Crate-α-L/8: Reaches a top-1 accuracy of 85.1%, significantly outperforming the original Crate models.
The improved training loss trends indicate that Crate-α benefits from increased model capacity, overcoming the problem of diminishing returns observed in original Crate models.
Scaling to Huge
To further test scalability, the authors utilized the DataComp1B dataset within a vision-language pre-training paradigm similar to CLIP:
Crate-CLIPA-L/14: Achieves zero-shot top-1 accuracy of 69.2% on ImageNet-1K during pre-training stage.
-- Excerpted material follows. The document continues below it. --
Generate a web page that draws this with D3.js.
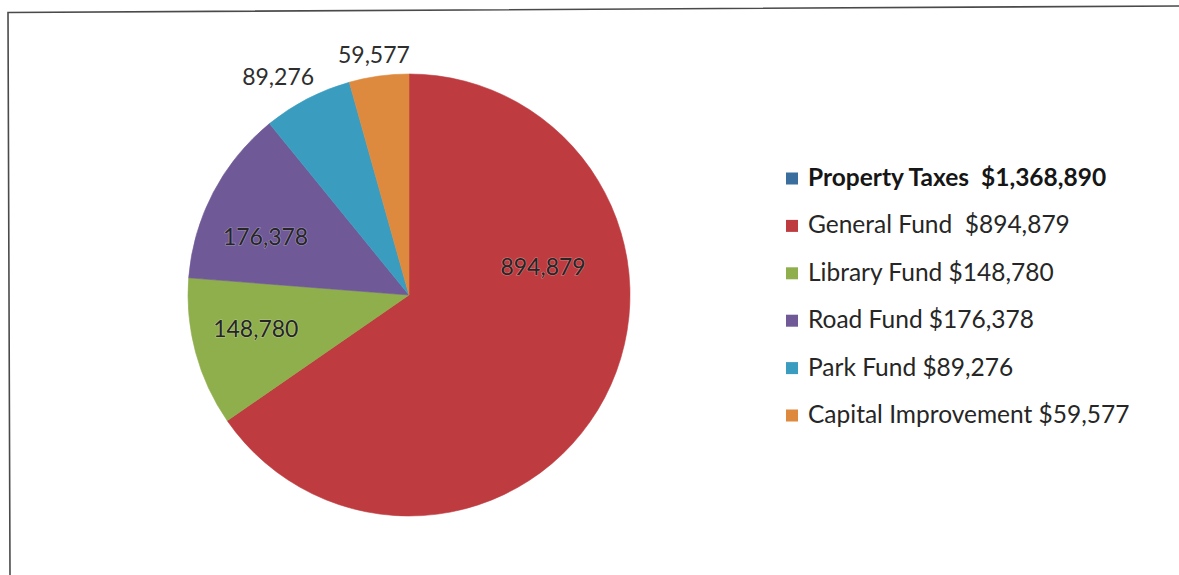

Crate-CLIPA-H/14: Improves zero-shot top-1 accuracy to 72.3%, demonstrating strong scalability even with massive data.
Compute-Efficient Scaling
The authors also explore efficient scaling strategies to reduce computational requirements without compromising performance:
Pre-training Crate-L/32 and fine-tuning with Crate-L/14 resulted in a comparable top-1 accuracy of 83.7%, while reducing compute by over 70%.
Similarly, Crate-L/32 pre-training followed by Crate-L/8 fine-tuning achieved 84.2% top-1 accuracy, consuming just 10% of the computational resources needed for Crate-L/8 pre-training.
Semantic Interpretability
The quality of feature representations learned by Crate-α was validated using MaskCut for object segmentation on COCO val2017:
The learned token representations demonstrated clear semantic structures, outperforming baseline models and retaining high interpretability as model size increased.
Discussion
While Crate-α offers significant performance and interpretability gains, the high computational cost remains a barrier for broader adoption. Nevertheless, the proposed compute-efficient strategies provide a promising direction for future research. The potential applications in vision-LLMs and other downstream tasks could further amortize pre-training costs, making this an impactful advancement for the field.
Conclusion
Crate-α represents a significant step towards scalable and interpretable vision transformers. By addressing the limitations of the original Crate model through thoughtful architectural modifications and training strategies, this research provides crucial insights into the potential for large-scale, interpretable models in computer vision. Future work will likely explore further scaling and optimization techniques, potentially revolutionizing the deployment of interpretable machine learning models.